比較的過程會將 key 的各個欄位從 MemorySegment 中讀取反序列化出來, cast 成 Comparable 進行比較.
public SliceComparator(RowType rowType) {
int bitSetInBytes = calculateBitSetInBytes(rowType.getFieldCount());
this.reader1 = new RowReader(bitSetInBytes);
this.reader2 = new RowReader(bitSetInBytes);
this.fieldReaders = new FieldReader[rowType.getFieldCount()];
for (int i = 0; i < rowType.getFieldCount(); i++) {
fieldReaders[i] = createFieldReader(rowType.getTypeAt(i));
}
}
@Override
public int compare(MemorySlice slice1, MemorySlice slice2) {
reader1.pointTo(slice1.segment(), slice1.offset());
reader2.pointTo(slice2.segment(), slice2.offset());
for (int i = 0; i < fieldReaders.length; i++) {
boolean isNull1 = reader1.isNullAt(i);
boolean isNull2 = reader2.isNullAt(i);
if (!isNull1 || !isNull2) {
if (isNull1) {
return -1;
} else if (isNull2) {
return 1;
} else {
FieldReader fieldReader = fieldReaders[i];
Object o1 = fieldReader.readField(reader1, i);
Object o2 = fieldReader.readField(reader2, i);
@SuppressWarnings({"unchecked", "rawtypes"})

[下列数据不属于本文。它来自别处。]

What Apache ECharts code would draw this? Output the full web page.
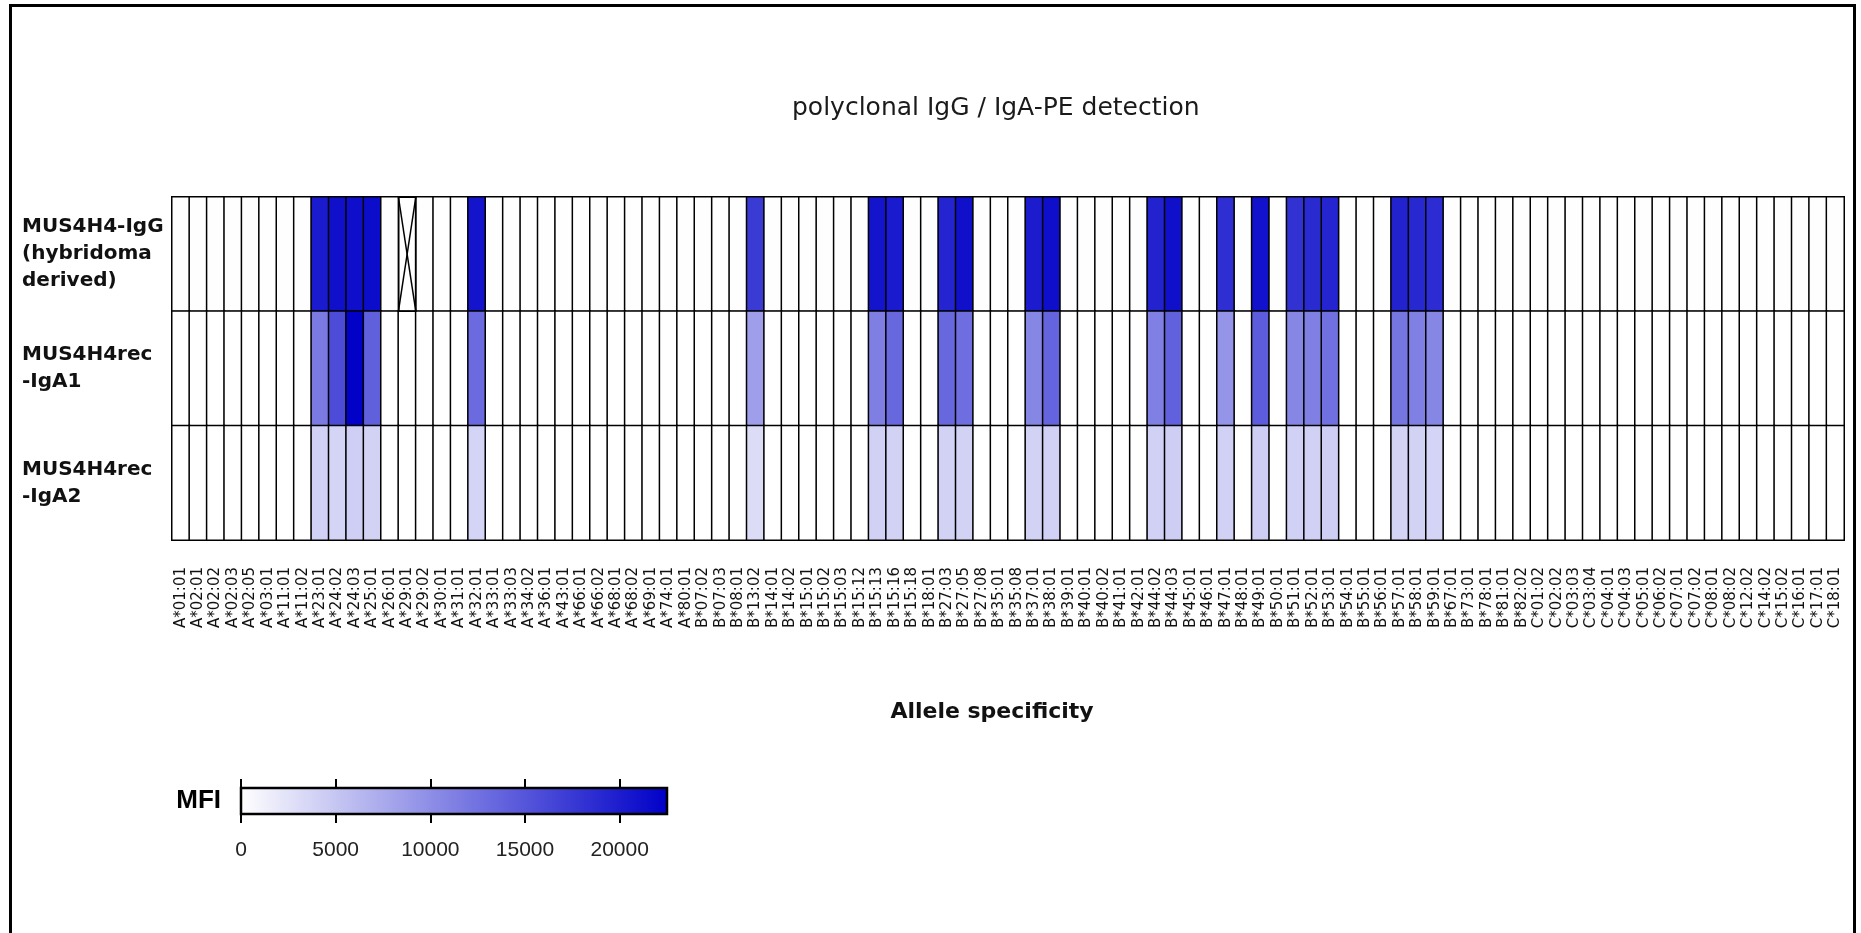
<!DOCTYPE html>
<html><head><meta charset="utf-8">
<script src="https://cdn.jsdelivr.net/npm/echarts@6/dist/echarts.min.js"></script>
<style>html,body{margin:0;padding:0;background:#fff}#chart{width:1861px;height:933px}</style>
</head><body><div id="chart"></div>
<script>
const alleles = [
  'A*01:01','A*02:01','A*02:02','A*02:03','A*02:05','A*03:01','A*11:01','A*11:02','A*23:01','A*24:02',
  'A*24:03','A*25:01','A*26:01','A*29:01','A*29:02','A*30:01','A*31:01','A*32:01','A*33:01','A*33:03',
  'A*34:02','A*36:01','A*43:01','A*66:01','A*66:02','A*68:01','A*68:02','A*69:01','A*74:01','A*80:01',
  'B*07:02','B*07:03','B*08:01','B*13:02','B*14:01','B*14:02','B*15:01','B*15:02','B*15:03','B*15:12',
  'B*15:13','B*15:16','B*15:18','B*18:01','B*27:03','B*27:05','B*27:08','B*35:01','B*35:08','B*37:01',
  'B*38:01','B*39:01','B*40:01','B*40:02','B*41:01','B*42:01','B*44:02','B*44:03','B*45:01','B*46:01',
  'B*47:01','B*48:01','B*49:01','B*50:01','B*51:01','B*52:01','B*53:01','B*54:01','B*55:01','B*56:01',
  'B*57:01','B*58:01','B*59:01','B*67:01','B*73:01','B*78:01','B*81:01','B*82:02',
  'C*01:02','C*02:02','C*03:03','C*03:04','C*04:01','C*04:03','C*05:01','C*06:02','C*07:01','C*07:02',
  'C*08:01','C*08:02','C*12:02','C*14:02','C*15:02','C*16:01','C*17:01','C*18:01'
];
const rowLabels = ['MUS4H4-IgG\n(hybridoma\nderived)', 'MUS4H4rec\n-IgA1', 'MUS4H4rec\n-IgA2'];

// MFI per allele (null = not measured)
const mfiIgG = [
  120,120,120,120,120,120,120,120, 20200,21100,21300,21400, 120,null,120,120,120, 20700, 120,120,120,120,120,120,120,120,120,120,120,120,
  120,120,120,17400,120,120,120,120,120,120, 20700,20200, 120,120, 19300,21100, 120,120,120, 20000,21300, 120,120,120,120,120,
  19500,21100, 120,120, 18400, 120, 20900, 120, 18100,18800,19300, 120,120,120, 19500,19000,18600, 120,120,120,120,120,
  120,120,120,120,120,120,120,120,120,120,120,120,120,120,120,120,120,120
];
const mfiIgA1 = [
  0,0,0,0,0,0,0,0, 11700,15800,22400,14000, 0,0,0,0,0, 13100, 0,0,0,0,0,0,0,0,0,0,0,0,
  0,0,0,8600,0,0,0,0,0,0, 11400,13300, 0,0, 13300,12800, 0,0,0, 10700,13700, 0,0,0,0,0,
  11200,13900, 0,0, 9400, 0, 14400, 0, 10700,11200,12600, 0,0,0, 12100,11200,10700, 0,0,0,0,0,
  0,0,0,0,0,0,0,0,0,0,0,0,0,0,0,0,0,0
];
const mfiIgA2 = [
  0,0,0,0,0,0,0,0, 4100,3800,4200,4000, 0,0,0,0,0, 3800, 0,0,0,0,0,0,0,0,0,0,0,0,
  0,0,0,3100,0,0,0,0,0,0, 4100,4000, 0,0, 4000,4000, 0,0,0, 4000,4100, 0,0,0,0,0,
  4100,4300, 0,0, 4100, 0, 4300, 0, 4100,4100,4300, 0,0,0, 3900,4000,3800, 0,0,0,0,0,
  0,0,0,0,0,0,0,0,0,0,0,0,0,0,0,0,0,0
];
const legendTicks = [0, 5000, 10000, 15000, 20000];
const mfiMax = 22500;
const naCells = [['A*29:01', 0]];

const lowColor = '#FFFFFF', highColor = '#0000C8';
const rows = [mfiIgG, mfiIgA1, mfiIgA2];
const heatData = [];
rows.forEach((vals, r) => vals.forEach((v, c) => heatData.push([c, r, v === null ? '-' : v])));
const naData = naCells.map(([a, r]) => [alleles.indexOf(a), r]);

const chart = echarts.init(document.getElementById('chart'));
chart.setOption({
  backgroundColor: '#fff',
  animation: false,
  title: {
    text: 'polyclonal IgG / IgA-PE detection',
    left: 787, top: 91,
    textStyle: { fontFamily: 'DejaVu Sans', fontSize: 25, fontWeight: 'normal', color: '#1a1a1a' }
  },
  graphic: [{
    type: 'rect', silent: true, z: -10,
    shape: { x: 10.5, y: 5.5, width: 1844, height: 1000 },
    style: { fill: 'none', stroke: '#000', lineWidth: 3 }
  }],
  grid: [
    { left: 172, top: 197, width: 1672, height: 343, show: true, borderColor: '#000', borderWidth: 2, backgroundColor: '#fff' },
    { left: 241, top: 788, width: 426, height: 26, show: true, borderColor: '#000', borderWidth: 2.5,
      backgroundColor: { type: 'linear', x: 0, y: 0, x2: 1, y2: 0,
        colorStops: [{ offset: 0, color: lowColor }, { offset: 1, color: highColor }] } }
  ],
  xAxis: [
    {
      type: 'category', data: alleles, gridIndex: 0,
      name: 'Allele specificity', nameLocation: 'middle', nameGap: 161,
      nameTextStyle: { fontFamily: 'DejaVu Sans', fontSize: 22, fontWeight: 'bold', color: '#111', padding: [0, 32, 0, 0] },
      axisLine: { show: false }, axisTick: { show: false }, splitLine: { show: false },
      axisLabel: { interval: 0, rotate: 90, margin: 27, fontFamily: 'DejaVu Sans', fontSize: 15, color: '#111' }
    },
    {
      type: 'value', gridIndex: 1, min: 0, max: mfiMax, position: 'bottom',
      axisLine: { show: false }, splitLine: { show: false },
      axisTick: { show: true, customValues: legendTicks, length: 9, lineStyle: { color: '#000', width: 2 } },
      axisLabel: { customValues: legendTicks, margin: 26, fontFamily: 'Liberation Sans', fontSize: 21, color: '#222',
        formatter: v => String(v) }
    },
    {
      type: 'value', gridIndex: 1, min: 0, max: mfiMax, position: 'top',
      axisLine: { show: false }, splitLine: { show: false },
      axisTick: { show: true, customValues: legendTicks, length: 9, lineStyle: { color: '#000', width: 2 } },
      axisLabel: { show: false }
    }
  ],
  yAxis: [
    {
      type: 'category', data: rowLabels, gridIndex: 0, inverse: true,
      axisLine: { show: false }, axisTick: { show: false }, splitLine: { show: false },
      axisLabel: { align: 'left', margin: 150, fontFamily: 'DejaVu Sans', fontSize: 20, fontWeight: 'bold', lineHeight: 27, color: '#111' }
    },
    {
      type: 'category', data: ['MFI'], gridIndex: 1,
      axisLine: { show: false }, axisTick: { show: false }, splitLine: { show: false },
      axisLabel: { margin: 20, fontFamily: 'Liberation Sans', fontSize: 26, fontWeight: 'bold', color: '#000' }
    }
  ],
  visualMap: {
    type: 'continuous', show: false, min: 0, max: mfiMax, seriesIndex: 0, dimension: 2,
    inRange: { color: [lowColor, highColor] }
  },
  series: [
    {
      type: 'heatmap', xAxisIndex: 0, yAxisIndex: 0, data: heatData,
      itemStyle: { borderColor: '#000', borderWidth: 1.5 },
      emphasis: { disabled: true }
    },
    {
      type: 'custom', xAxisIndex: 0, yAxisIndex: 0, data: naData, z: 5,
      renderItem: function (params, api) {
        const p = api.coord([api.value(0), api.value(1)]);
        const s = api.size([1, 1]);
        const x0 = p[0] - s[0] / 2, x1 = p[0] + s[0] / 2, y0 = p[1] - s[1] / 2, y1 = p[1] + s[1] / 2;
        const st = { stroke: '#000', lineWidth: 1.5, fill: 'none' };
        return { type: 'group', children: [
          { type: 'line', shape: { x1: x0, y1: y0, x2: x1, y2: y1 }, style: st },
          { type: 'line', shape: { x1: x1, y1: y0, x2: x0, y2: y1 }, style: st },
          { type: 'rect', shape: { x: x0, y: y0, width: s[0], height: s[1] }, style: st }
        ] };
      }
    }
  ]
});
</script>
</body></html>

int comp = ((Comparable) o1).compareTo(o2);
if (comp != 0) {
return comp;
}
}
}
}
return 0;
}
查詢的實現就是二分查詢的過程, 因為寫入的 key 是有序寫入的.
public boolean seekTo(MemorySlice targetKey) {
int left = 0;
int right = recordCount - 1;
while (left <= right) {
int mid = left + (right - left) / 2;
// 對於aligned iterator, 就直接seek record * recordSize
// 對於unaligned iterator, 就根據writer寫入的索引表來跳轉
seekTo(mid);
// 讀取一條key value pair
BlockEntry midEntry = readEntry();
int compare = comparator.compare(midEntry.getKey(), targetKey);
if (compare == 0) {
polled = midEntry;
return true;
} else if (compare > 0) {
polled = midEntry;
right = mid - 1;
} else {
left = mid + 1;
}
}
return false;
}
小結
查詢過程
- 先過一遍 bloom filter
- index 索引查詢對應 key 的 block handle
- 根據第二步的 handle, 讀取對應的 block, 在 block 中查詢對應的 key value.